In August 2010, Sparton purchased the assets of Delphi Medical Systems, which meaningfully catapulted Sparton into the therapeutic device market, providing not only a new and diversified customer base but also expanding Sparton's geographic reach into the western U.S. (For greater detail on this acquisition, see my article entitled, "Sparton: Delphi Medical Acquisition Should Be Highly Accretive.") Then, in March 2011, Sparton acquired the assets of Byers Peak, another therapeutic device manufacturer located very near Sparton's Delphi facility in Colorado, where the Byers Peak operations have now been consolidated.

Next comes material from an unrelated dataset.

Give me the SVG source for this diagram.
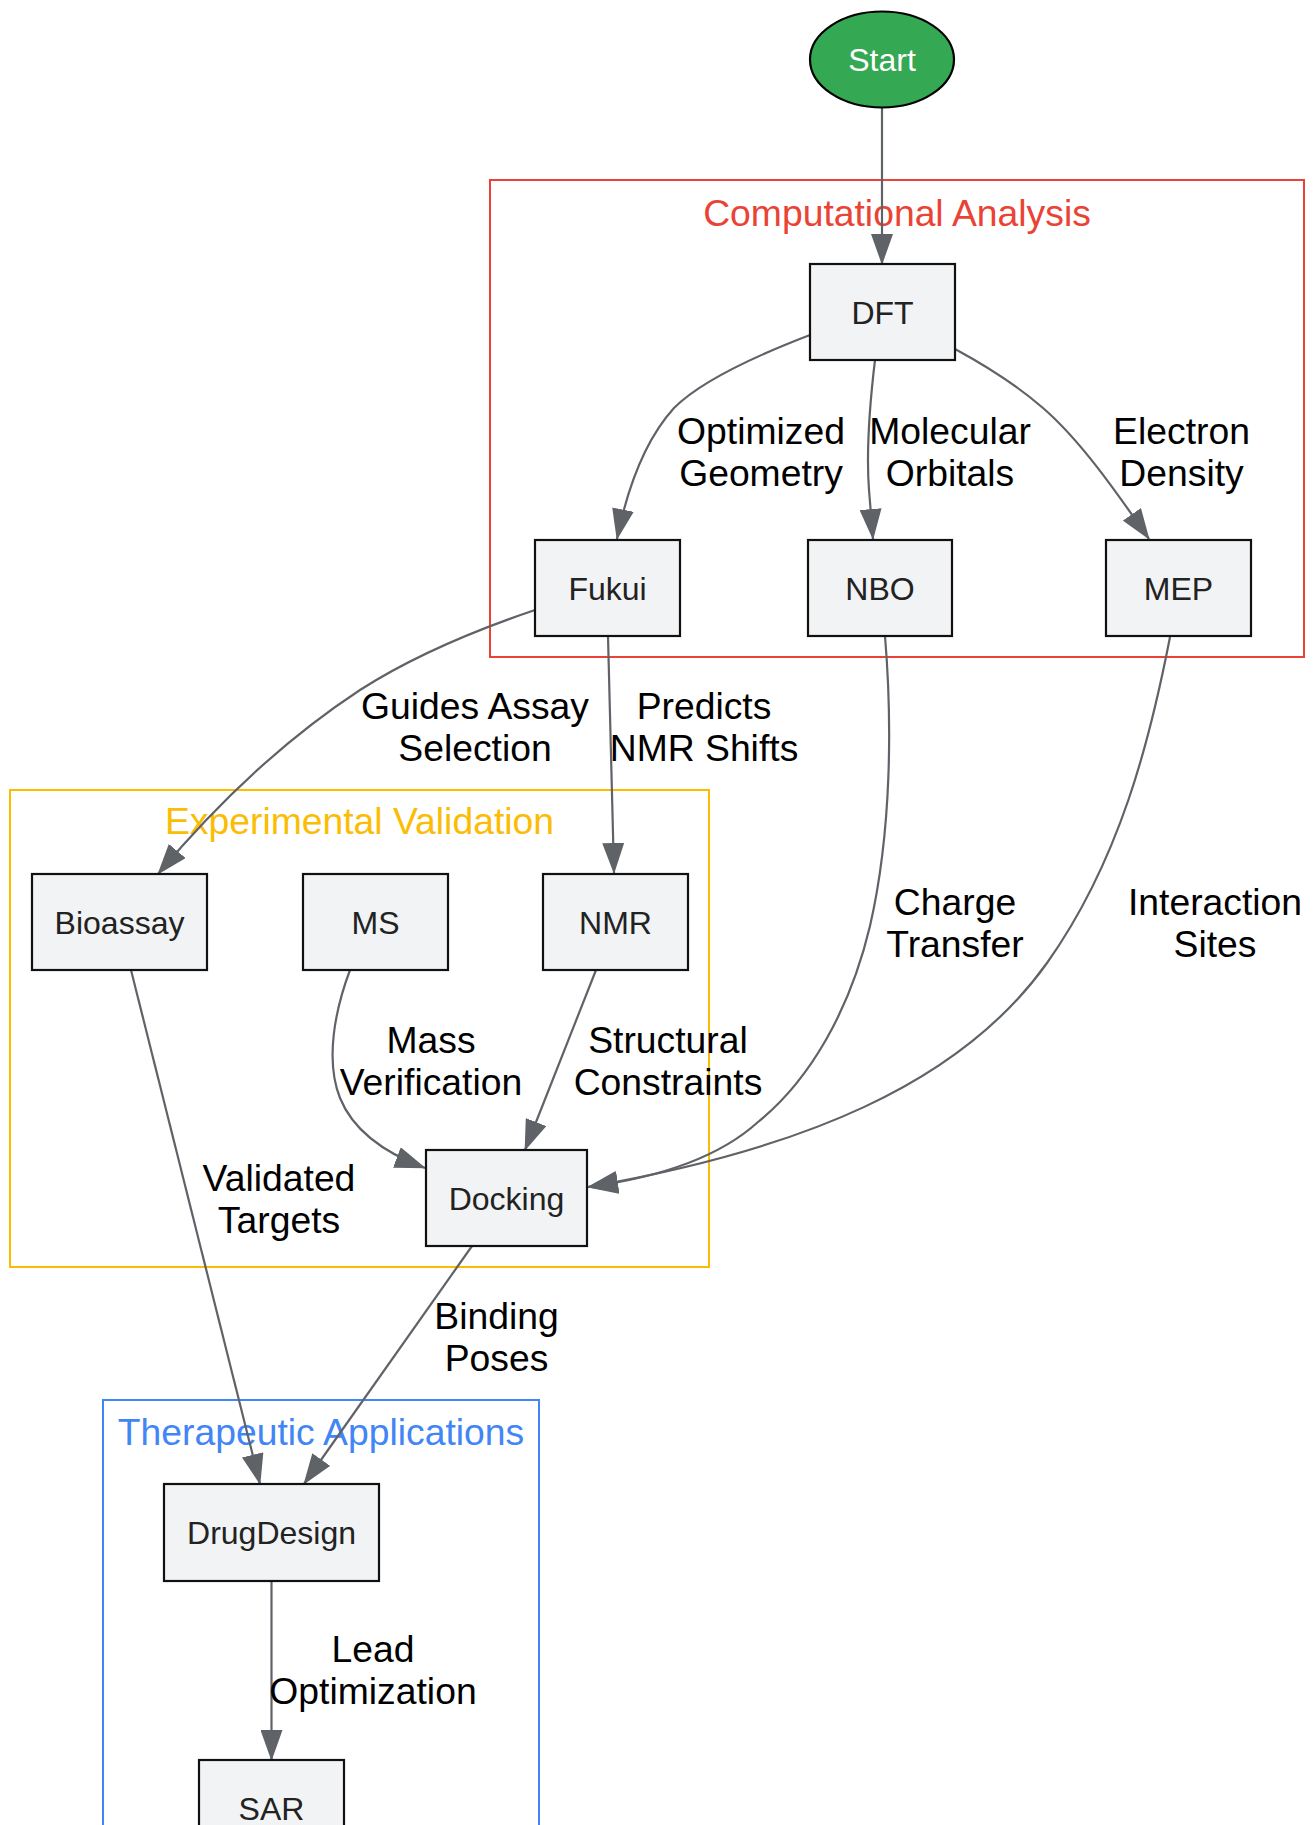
<svg xmlns="http://www.w3.org/2000/svg" width="1313" height="1825" viewBox="0 0 1313 1825">
<defs>
<style>
.cl{fill:none;stroke-width:2}
.clt{font-family:"Liberation Sans",Arial,sans-serif;font-size:37.3px;text-anchor:middle}
.n rect{fill:#f1f3f4;stroke:#111;stroke-width:2.2}
.n text{font-family:"Liberation Sans",Arial,sans-serif;font-size:32px;fill:#222;text-anchor:middle}
.e path{fill:none;stroke:#5f6368;stroke-width:2.2;marker-end:url(#ah)}
.lb text{font-family:"Liberation Sans",Arial,sans-serif;font-size:37.3px;fill:#000;text-anchor:middle}
</style>
<marker id="ah" markerUnits="userSpaceOnUse" markerWidth="31" markerHeight="22" viewBox="0 0 31 22" refX="30" refY="11" orient="auto">
<path d="M0,0 L31,11 L0,22 z" fill="#5f6368"/>
</marker>
</defs>
<rect width="1313" height="1825" fill="#fff"/>
<g id="clusters">
<g id="cluster-comp">
<rect class="cl" x="490" y="180" width="814" height="477" stroke="#ea4335"/>
<text class="clt" x="897" y="226" fill="#ea4335">Computational Analysis</text>
</g>
<g id="cluster-exp">
<rect class="cl" x="10" y="790" width="699" height="477" stroke="#fbbc04"/>
<text class="clt" x="359.5" y="834" fill="#fbbc04">Experimental Validation</text>
</g>
<g id="cluster-ther">
<rect class="cl" x="103" y="1400" width="436" height="600" stroke="#4285f4"/>
<text class="clt" x="321" y="1445" fill="#4285f4">Therapeutic Applications</text>
</g>
</g>
<g id="edges" class="e">
<path d="M882,108 L882,264"/>
<path d="M810,335 C750,358 700,382 674,408 C645,440 627,490 617,539"/>
<path d="M875,360 C869,410 866,450 869,490 L873,539"/>
<path d="M955,349 C990,368 1020,388 1043,408 C1080,440 1115,490 1149,539"/>
<path d="M535,610 C470,632 410,658 360,690 C290,736 220,800 158,874"/>
<path d="M608,636 L614,873"/>
<path d="M885,636 C892,720 892,830 870,926 C850,1010 810,1080 758,1122 C725,1152 670,1176 588,1187"/>
<path d="M1170,637 C1150,740 1120,860 1047,963 C960,1085 800,1150 588,1187"/>
<path d="M350,970 C335,1010 325,1060 340,1098 C355,1135 390,1155 425,1168"/>
<path d="M596,970 L525,1150"/>
<path d="M131,970 L260,1484"/>
<path d="M472,1246 L304,1484"/>
<path d="M271.5,1581 L271.5,1760"/>
</g>
<g id="edge-labels" class="lb">
<text x="761" y="444">Optimized</text><text x="761" y="486">Geometry</text>
<text x="950" y="444">Molecular</text><text x="950" y="486">Orbitals</text>
<text x="1181.5" y="444">Electron</text><text x="1181.5" y="486">Density</text>
<text x="475" y="719">Guides Assay</text><text x="475" y="761">Selection</text>
<text x="704" y="719">Predicts</text><text x="704" y="761">NMR Shifts</text>
<text x="955" y="915">Charge</text><text x="955" y="957">Transfer</text>
<text x="1215" y="915">Interaction</text><text x="1215" y="957">Sites</text>
<text x="431" y="1053">Mass</text><text x="431" y="1095">Verification</text>
<text x="668" y="1053">Structural</text><text x="668" y="1095">Constraints</text>
<text x="279" y="1191">Validated</text><text x="279" y="1233">Targets</text>
<text x="496.5" y="1329">Binding</text><text x="496.5" y="1371">Poses</text>
<text x="373" y="1662">Lead</text><text x="373" y="1704">Optimization</text>
</g>
<g id="Start" class="n">
<ellipse cx="882" cy="59.5" rx="72" ry="48" fill="#34a853" stroke="#000" stroke-width="2.2"/>
<text x="882" y="71" style="fill:#fff">Start</text>
</g>
<g id="DFT" class="n"><rect x="810" y="264" width="145" height="96"/><text x="882.5" y="323.5">DFT</text></g>
<g id="Fukui" class="n"><rect x="535" y="540" width="145" height="96"/><text x="607.5" y="599.5">Fukui</text></g>
<g id="NBO" class="n"><rect x="808" y="540" width="144" height="96"/><text x="880" y="599.5">NBO</text></g>
<g id="MEP" class="n"><rect x="1106" y="540" width="145" height="96"/><text x="1178.5" y="599.5">MEP</text></g>
<g id="Bioassay" class="n"><rect x="32" y="874" width="175" height="96"/><text x="119.5" y="933.5">Bioassay</text></g>
<g id="MS" class="n"><rect x="303" y="874" width="145" height="96"/><text x="375.5" y="933.5">MS</text></g>
<g id="NMR" class="n"><rect x="543" y="874" width="145" height="96"/><text x="615.5" y="933.5">NMR</text></g>
<g id="Docking" class="n"><rect x="426" y="1150" width="161" height="96"/><text x="506.5" y="1209.5">Docking</text></g>
<g id="DrugDesign" class="n"><rect x="164" y="1484" width="215" height="97"/><text x="271.5" y="1544">DrugDesign</text></g>
<g id="SAR" class="n"><rect x="199" y="1760" width="145" height="96"/><text x="271.5" y="1819.5">SAR</text></g>
</svg>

On November 6, 2012, Sparton announced a definitive agreement to acquire Onyx EMS, LLC, for $43.5MM in cash. Onyx, with sites in Watertown, South Dakota and Minneapolis, Minnesota, manufactures medical devices for OEM and emerging technology companies, including products for cardiovascular diagnostics, hearing assistance, patient temperature and warming, point-of-care diagnostics, and surgical equipment used in intraosseous medicine. The company also has a presence in the industrial market, providing products such as precision measurement instruments for monitoring air quality and pollution, commercial fire and smoke alarm systems, sensing tools, test fixtures, and complex LED assemblies.
Onyx will initially provide Sparton an incremental $50MM of annual revenues at 18% gross margins, higher than Sparton's current medical segment. The acquisition will provide Sparton further geographic expansion regionally into the Minneapolis medical device corridor and further diversification of Sparton's customer base through both existing programs and a strong business development pipeline. Additionally, Onyx existing customers will be able to utilize Sparton's expanded list of service offerings such as its full engineering design capabilities and low-cost country footprint in Vietnam, which was recently given FDA clearances.

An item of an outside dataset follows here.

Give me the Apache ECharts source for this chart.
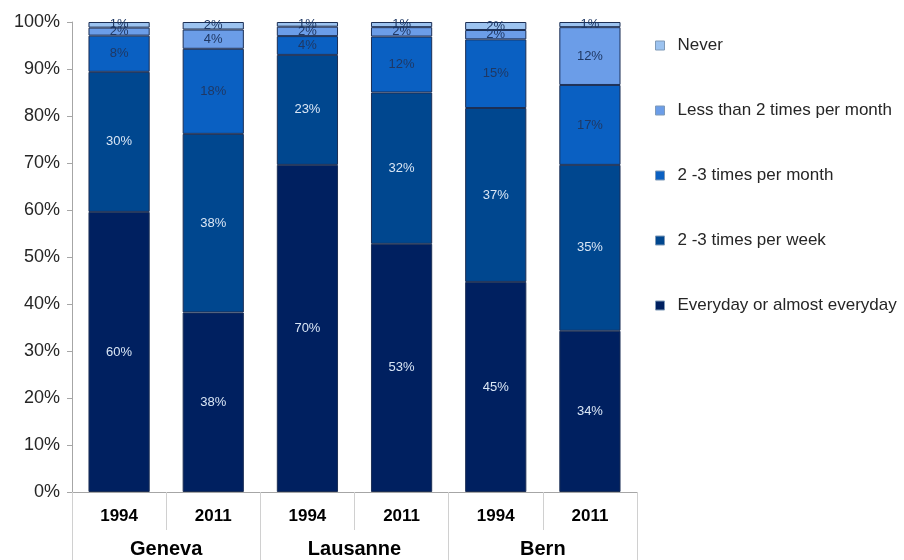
<!DOCTYPE html>
<html>
<head>
<meta charset="utf-8">
<script src="https://cdn.jsdelivr.net/npm/echarts@6/dist/echarts.min.js"></script>
<style>
  html, body { margin: 0; padding: 0; background: #fff; }
  #chart { width: 904px; height: 560px; }
</style>
</head>
<body>
<div id="chart"></div>
<script>
// Bars: city / survey year
const years = ['1994', '2011', '1994', '2011', '1994', '2011'];
const cities = ['Geneva', 'Lausanne', 'Bern'];

// Shares (%) per frequency, bottom to top of each stack
const everyday     = [59.6, 38.2, 69.6, 52.8, 44.7, 34.3];
const perWeek      = [29.8, 38.0, 23.4, 32.2, 37.0, 35.3];
const perMonth     = [7.7, 18.1, 4.0, 11.9, 14.6, 17.0];
const lessThanTwo  = [1.7, 4.1, 2.0, 2.0, 2.0, 12.3];
const never        = [1.2, 1.6, 1.0, 1.1, 1.7, 1.1];

const yTicks = [0, 10, 20, 30, 40, 50, 60, 70, 80, 90, 100];

const FONT = 'Liberation Sans, Arial, sans-serif';

function stackSeries(name, data, color, labelColor) {
  return {
    name: name,
    type: 'bar',
    stack: 'share',
    data: data,
    barCategoryGap: '35%',
    itemStyle: { color: color, borderColor: '#1c2f55', borderWidth: 1 },
    label: {
      show: true,
      position: 'inside',
      color: labelColor,
      fontFamily: FONT,
      fontSize: 13,
      formatter: p => Math.round(p.value) + '%'
    },
    emphasis: { disabled: true }
  };
}

const chart = echarts.init(document.getElementById('chart'), null, { renderer: 'canvas' });

chart.setOption({
  animation: false,
  backgroundColor: '#ffffff',
  grid: { left: 72, right: 267, top: 22, bottom: 68, containLabel: false },
  legend: {
    orient: 'vertical',
    left: 650,
    top: 32,
    itemWidth: 9,
    itemHeight: 9,
    itemGap: 48,
    icon: 'rect',
    data: ['Never', 'Less than 2 times per month', '2 -3 times per month',
           '2 -3 times per week', 'Everyday or almost everyday'],
    textStyle: { fontFamily: FONT, fontSize: 17, color: '#262626', padding: [0, 0, 0, 8] },
    itemStyle: { borderColor: '#7f9ab8', borderWidth: 1 }
  },
  xAxis: [
    {
      type: 'category',
      data: years,
      position: 'bottom',
      axisLine: { show: true, lineStyle: { color: '#a6a6a6', width: 1 } },
      axisTick: { show: true, interval: 0, length: 38, lineStyle: { color: '#d0d0d0' } },
      axisLabel: { interval: 0, margin: 16, fontFamily: FONT, fontSize: 17, fontWeight: 'bold', color: '#000' }
    },
    {
      type: 'category',
      data: cities,
      position: 'bottom',
      offset: 0,
      axisLine: { show: false },
      axisTick: { show: true, interval: 0, length: 68, lineStyle: { color: '#d0d0d0' } },
      axisLabel: { interval: 0, margin: 47, fontFamily: FONT, fontSize: 20, fontWeight: 'bold', color: '#000' }
    }
  ],
  yAxis: {
    type: 'value',
    min: yTicks[0],
    max: yTicks[yTicks.length - 1],
    interval: 10,
    splitLine: { show: false },
    axisLine: { show: true, lineStyle: { color: '#a6a6a6' } },
    axisTick: { show: true, length: 5, lineStyle: { color: '#a6a6a6' } },
    axisLabel: { margin: 12, fontFamily: FONT, fontSize: 18, color: '#262626', formatter: v => v + '%' }
  },
  series: [
    stackSeries('Everyday or almost everyday', everyday, '#002060', '#d9e6f5'),
    stackSeries('2 -3 times per week', perWeek, '#00478f', '#d9e6f5'),
    stackSeries('2 -3 times per month', perMonth, '#0a60c2', '#1f3864'),
    stackSeries('Less than 2 times per month', lessThanTwo, '#6b9de8', '#1f3864'),
    stackSeries('Never', never, '#9cc3f0', '#1f3864')
  ]
});
</script>
</body>
</html>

Taking $43MM of Sparton's cash that has been earning very little in interest income and acquiring substantial cash flow that is likely to grow will be accretive to SPA's earnings - potentially VERY accretive. Sparton's press release on the Onyx acquisition was restricted by terms of the purchase agreement from disclosing too much specific information until the deal closes. However, during the Q1 FY 2013 conference call I specifically asked about management's IRR requirements for acquisitions like Onyx. The low end of the range management answered was 20%. 20% on a $43MM purchase calculates out to $8.6MM pre-tax and, assuming a 35% tax rate, $5.6MM net of tax - or $0.55/share annually.
Stock price weakness in SPA shares resulting from September Q1 FYE 2013's less than expected profits present a temporary window of purchasing opportunity. The product acceptance/order delays, causing the earning miss, have already begun to reverse themselves. In addition, the successful completion of the large Onyx EMS acquisition at the end of November followed by required financial disclosures will provide information making future sizable earnings accretion clear to all who read such documents.
With further organic growth of existing and newly acquired businesses and margin improvements on the horizon for Sparton, the current market valuation of SPA shares is a compelling risk/reward investment opportunity worth researching further.
Disclosure: I am long SPA. I wrote this article myself, and it expresses my own opinions. I am not receiving compensation for it. I have no business relationship with any company whose stock is mentioned in this article.
Additional disclosure: At time of writing, author and/or funds author manages hold a long position in this issuer and is a 13D filer. Author and the funds may buy or sell securities of this issuer at any time.